■ **EXERCISE REQUIREMENTS**: Carry none of the pictures over; write out the complete data exactly.
** START DATA EXTRACT **
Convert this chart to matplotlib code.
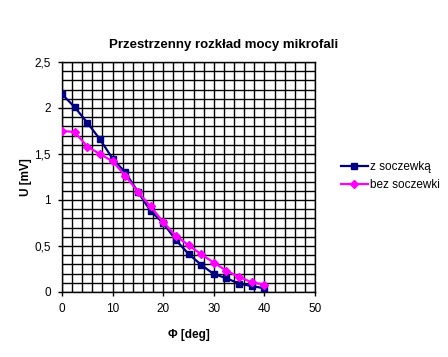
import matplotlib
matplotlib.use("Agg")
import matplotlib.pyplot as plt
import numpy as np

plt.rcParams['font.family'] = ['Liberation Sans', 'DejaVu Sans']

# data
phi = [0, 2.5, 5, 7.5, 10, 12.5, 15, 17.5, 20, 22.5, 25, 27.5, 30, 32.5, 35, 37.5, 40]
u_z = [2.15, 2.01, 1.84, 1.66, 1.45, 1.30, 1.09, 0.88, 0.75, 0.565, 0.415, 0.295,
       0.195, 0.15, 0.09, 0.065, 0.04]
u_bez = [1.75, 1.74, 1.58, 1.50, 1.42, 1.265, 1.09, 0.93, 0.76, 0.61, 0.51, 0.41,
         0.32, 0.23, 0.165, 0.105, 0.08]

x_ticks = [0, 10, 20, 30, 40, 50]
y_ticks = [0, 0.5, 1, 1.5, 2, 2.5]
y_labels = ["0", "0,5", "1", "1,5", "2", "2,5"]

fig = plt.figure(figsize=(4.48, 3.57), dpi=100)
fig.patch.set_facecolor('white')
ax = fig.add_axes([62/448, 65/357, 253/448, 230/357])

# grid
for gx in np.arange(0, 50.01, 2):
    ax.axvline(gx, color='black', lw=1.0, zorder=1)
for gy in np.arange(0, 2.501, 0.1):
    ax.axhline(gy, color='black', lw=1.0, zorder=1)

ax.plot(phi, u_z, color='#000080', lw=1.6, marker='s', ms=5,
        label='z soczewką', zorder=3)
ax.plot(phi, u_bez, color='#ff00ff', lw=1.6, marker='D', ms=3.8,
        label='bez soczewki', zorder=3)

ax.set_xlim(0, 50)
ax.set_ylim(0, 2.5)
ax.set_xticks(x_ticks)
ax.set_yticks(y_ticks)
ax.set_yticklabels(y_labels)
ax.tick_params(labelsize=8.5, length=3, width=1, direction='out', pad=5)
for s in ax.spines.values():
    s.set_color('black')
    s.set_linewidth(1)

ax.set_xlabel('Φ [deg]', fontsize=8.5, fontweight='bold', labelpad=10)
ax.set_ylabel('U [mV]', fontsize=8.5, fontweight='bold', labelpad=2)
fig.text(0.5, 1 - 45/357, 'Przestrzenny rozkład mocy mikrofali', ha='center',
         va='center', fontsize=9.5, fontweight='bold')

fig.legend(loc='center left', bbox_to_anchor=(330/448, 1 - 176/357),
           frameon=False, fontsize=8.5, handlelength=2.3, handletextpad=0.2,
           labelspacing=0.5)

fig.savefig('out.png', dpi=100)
** END DATA EXTRACT **
■ **RESULT OF THE TASK**:
Convert this chart to matplotlib code.
import matplotlib
matplotlib.use("Agg")
import matplotlib.pyplot as plt
import numpy as np

plt.rcParams['font.family'] = ['Liberation Sans', 'DejaVu Sans']

# data
phi = [0, 2.5, 5, 7.5, 10, 12.5, 15, 17.5, 20, 22.5, 25, 27.5, 30, 32.5, 35, 37.5, 40]
u_z = [2.15, 2.01, 1.84, 1.66, 1.45, 1.30, 1.09, 0.88, 0.75, 0.565, 0.415, 0.295,
       0.195, 0.15, 0.09, 0.065, 0.04]
u_bez = [1.75, 1.74, 1.58, 1.50, 1.42, 1.265, 1.09, 0.93, 0.76, 0.61, 0.51, 0.41,
         0.32, 0.23, 0.165, 0.105, 0.08]

x_ticks = [0, 10, 20, 30, 40, 50]
y_ticks = [0, 0.5, 1, 1.5, 2, 2.5]
y_labels = ["0", "0,5", "1", "1,5", "2", "2,5"]

fig = plt.figure(figsize=(4.48, 3.57), dpi=100)
fig.patch.set_facecolor('white')
ax = fig.add_axes([62/448, 65/357, 253/448, 230/357])

# grid
for gx in np.arange(0, 50.01, 2):
    ax.axvline(gx, color='black', lw=1.0, zorder=1)
for gy in np.arange(0, 2.501, 0.1):
    ax.axhline(gy, color='black', lw=1.0, zorder=1)

ax.plot(phi, u_z, color='#000080', lw=1.6, marker='s', ms=5,
        label='z soczewką', zorder=3)
ax.plot(phi, u_bez, color='#ff00ff', lw=1.6, marker='D', ms=3.8,
        label='bez soczewki', zorder=3)

ax.set_xlim(0, 50)
ax.set_ylim(0, 2.5)
ax.set_xticks(x_ticks)
ax.set_yticks(y_ticks)
ax.set_yticklabels(y_labels)
ax.tick_params(labelsize=8.5, length=3, width=1, direction='out', pad=5)
for s in ax.spines.values():
    s.set_color('black')
    s.set_linewidth(1)

ax.set_xlabel('Φ [deg]', fontsize=8.5, fontweight='bold', labelpad=10)
ax.set_ylabel('U [mV]', fontsize=8.5, fontweight='bold', labelpad=2)
fig.text(0.5, 1 - 45/357, 'Przestrzenny rozkład mocy mikrofali', ha='center',
         va='center', fontsize=9.5, fontweight='bold')

fig.legend(loc='center left', bbox_to_anchor=(330/448, 1 - 176/357),
           frameon=False, fontsize=8.5, handlelength=2.3, handletextpad=0.2,
           labelspacing=0.5)

fig.savefig('out.png', dpi=100)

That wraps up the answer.